Apollo - a tool for picking the best cloud configuration for big data analytics jobs running on clouds. Cloud configuration cotains the VM type (for example ec2.a1.large in Amazon EC2) and the number VM instances. The models we support for picking the best cloud configuration include Bayesian Optimizaion (BO) and Random Forest (RF).

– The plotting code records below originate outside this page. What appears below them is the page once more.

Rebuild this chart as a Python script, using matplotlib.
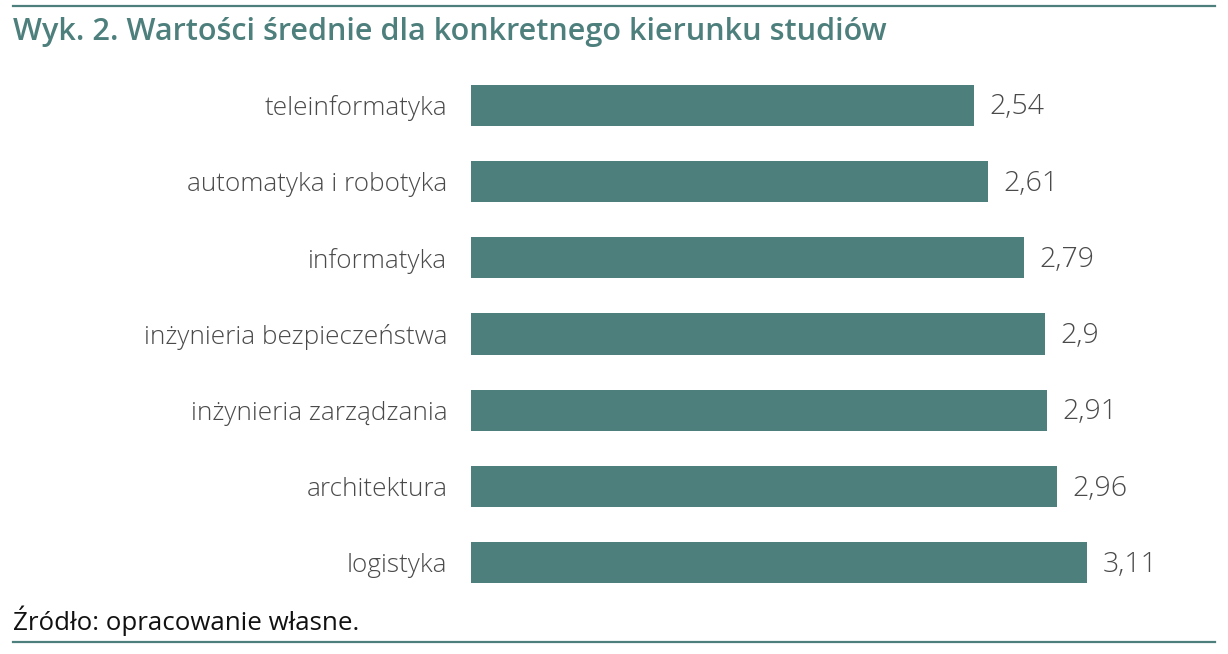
import matplotlib
matplotlib.use("Agg")
import matplotlib.pyplot as plt
from matplotlib.lines import Line2D

categories = ["teleinformatyka", "automatyka i robotyka", "informatyka",
              "inżynieria bezpieczeństwa", "inżynieria zarządzania",
              "architektura", "logistyka"]
values = [2.54, 2.61, 2.79, 2.9, 2.91, 2.96, 3.11]
value_labels = ["2,54", "2,61", "2,79", "2,9", "2,91", "2,96", "3,11"]

title = "Wyk. 2. Wartości średnie dla konkretnego kierunku studiów"
source = "Źródło: opracowanie własne."

teal = "#4d7f7c"
W, H = 1228, 654
fig = plt.figure(figsize=(W/100, H/100), dpi=100)

ax_left, ax_right = 471, 1215
ax_top, ax_bot = 67, 601
ax = fig.add_axes([ax_left/W, 1-ax_bot/H, (ax_right-ax_left)/W, (ax_bot-ax_top)/H])

y = list(range(len(categories)))
ax.barh(y, values, height=0.54, color=teal)
ax.set_ylim(len(categories)-0.5, -0.5)
ax.set_xlim(0, (ax_right-ax_left)/198.07)
ax.set_yticks(y)
ax.set_yticklabels(categories, fontfamily="Open Sans", fontweight="light",
                   fontsize=18.8, color="#4a4a4a")
ax.tick_params(axis="y", length=0, pad=17)
ax.set_xticks([])
for s in ax.spines.values():
    s.set_visible(False)

for yi, v, lab in zip(y, values, value_labels):
    ax.annotate(lab, (v, yi), xytext=(11, -1.5), textcoords="offset points",
                ha="left", va="center", fontfamily="Open Sans", fontweight="light",
                fontsize=20.5, color="#4a4a4a")

fig.text(13/W, 1-32/H, title, ha="left", va="center", fontfamily="Open Sans",
         fontweight="semibold", fontsize=22.1, color=teal)
fig.text(13/W, 1-621/H, source, ha="left", va="center", fontfamily="Open Sans",
         fontsize=18.6, color="#111111")

fig.add_artist(Line2D([13/W, 1215/W], [1-6/H, 1-6/H], color=teal, lw=1.6))
fig.add_artist(Line2D([13/W, 1215/W], [1-642/H, 1-642/H], color=teal, lw=1.6))

fig.savefig("out.png", dpi=100)
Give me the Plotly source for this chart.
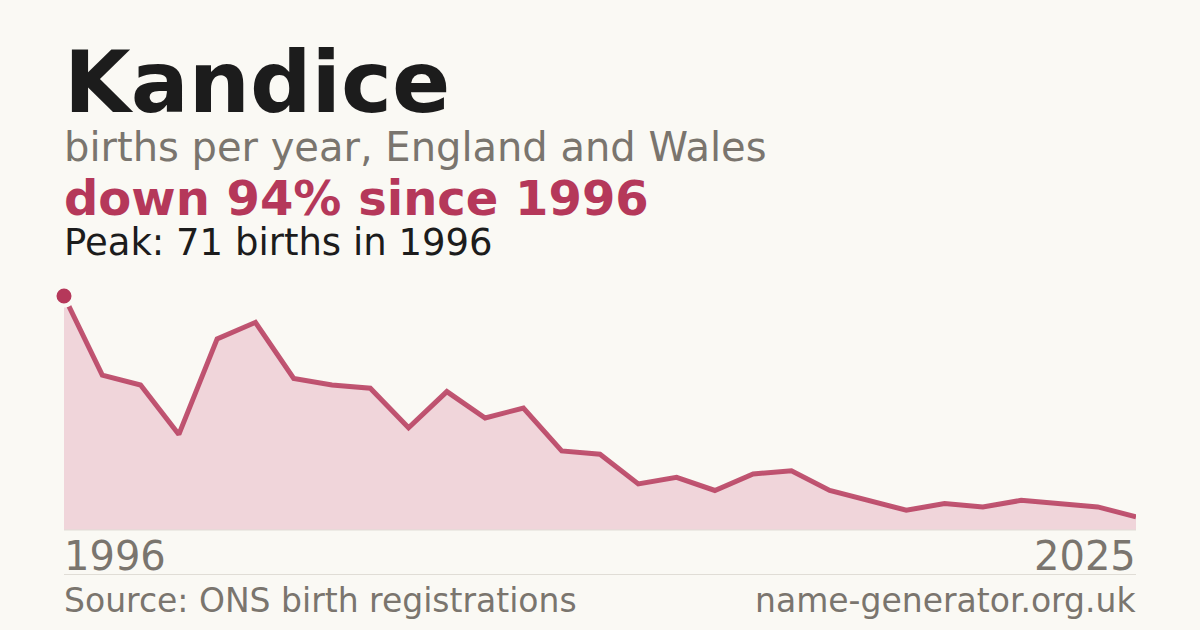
import plotly.graph_objects as go

# births per year for the name Kandice
years = list(range(1996, 2025))
births = [71, 47, 44, 29, 58, 63, 46, 44, 43, 31, 42, 34, 37, 24, 23,
          14, 16, 12, 17, 18, 12, 9, 6, 8, 7, 9, 8, 7, 4]
end_labels = ["1996", "2025"]

BG = "#faf9f4"
RED = "#b5385a"
GREY = "#7a756e"
DARK = "#1c1c1c"
RULE = "#e0ddd6"
FONT = "DejaVu Sans"

TOP, BOT = 290, 100
PH = 630 - TOP - BOT


def py(pix):
    # pixel row -> paper y
    return (630 - BOT - pix) / PH


fig = go.Figure()
fig.add_trace(go.Scatter(x=years, y=births, mode="lines", fill="tozeroy",
                         fillcolor="#f0d5da",
                         line=dict(color="rgba(181,56,90,0.85)", width=5),
                         hoverinfo="skip", cliponaxis=False))
pk = births.index(max(births))
fig.add_trace(go.Scatter(x=[years[pk]], y=[births[pk]], mode="markers",
                         marker=dict(size=19, color=RED, line=dict(color=BG, width=4)),
                         hoverinfo="skip", cliponaxis=False))

ann = [
    ("Kandice", 86, DARK, True, 0, "left", 82),
    ("births per year, England and Wales", 40, GREY, False, 0, "left", 147),
    ("down 94% since 1996", 48, RED, True, 0, "left", 198),
    ("Peak: 71 births in 1996", 37, DARK, False, 0, "left", 242),
    (end_labels[0], 40, GREY, False, 0, "left", 556),
    (end_labels[1], 40, GREY, False, 1, "right", 556),
    ("Source: ONS birth registrations", 33, GREY, False, 0, "left", 600),
    ("name-generator.org.uk", 33, GREY, False, 1, "right", 600),
]
for text, size, col, bold, x, xa, pix in ann:
    fig.add_annotation(text=f"<b>{text}</b>" if bold else text, x=x, xanchor=xa,
                       y=py(pix), yanchor="middle", xref="paper", yref="paper",
                       showarrow=False, xshift=-2 if xa == "left" else 2,
                       font=dict(family=FONT, size=size, color=col))

# baseline under the area and the footer rule
fig.add_shape(type="line", xref="paper", yref="paper", x0=0, x1=1,
              y0=0, y1=0, line=dict(color=RULE, width=1))
fig.add_shape(type="line", xref="paper", yref="paper", x0=0, x1=1,
              y0=py(574.5), y1=py(574.5), line=dict(color=RULE, width=1))

fig.update_layout(
    width=1200, height=630, paper_bgcolor=BG, plot_bgcolor=BG,
    margin=dict(l=64, r=64, t=TOP, b=BOT), showlegend=False,
    xaxis=dict(range=[years[0], years[-1]], visible=False),
    yaxis=dict(range=[0, max(births) * PH / 234], visible=False),
)

fig.write_html("out.html", config={"displayModeBar": False},
               post_script="document.body.style.margin='0';")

Copyright: Institute of Software, Chinese Academy of Sciences
Contact: [email protected]
- Download the project to local environment. Require python 2.7 at least.
- Execute
python run.py
to run the server. - Use RESTful API to select the next cloud configuration.
Initialization
GET: http://URL/pribo
RESPONSE:
{
'count':X,
'ram':X,
'cpu_count':X,
'netType':X,
'diskType':X
}
Set a configuration
PUT: http://URL/pribo/
parameters:
{
'count':X,
'ram':X,
'cpu_count':X,
'netType':X,
'diskType':X,
'time':X
}
RESPONSE:
{
'count':X,
'ram':X,
'cpu_count':X,
'netType':X,
'diskType':X
}
Do following steps to select the best cloud configuration.
Client:
Send Initialization request to server.
Server:
Randomly selecting 3 different cloud configurations to initialize the process, reture the details of configurations.
Client:
Running the job using those 3 cloud configurations, put the job running time to server.
Server:
Training the model using BO or RF model, then return the next cloud configuration which will achieve optimal job running time.
Client:
Apply the new cloud configuration, and feedback the job running time to server.
Server:
Keep on training the model with new data, until the result is confidence enough to be the best.
End.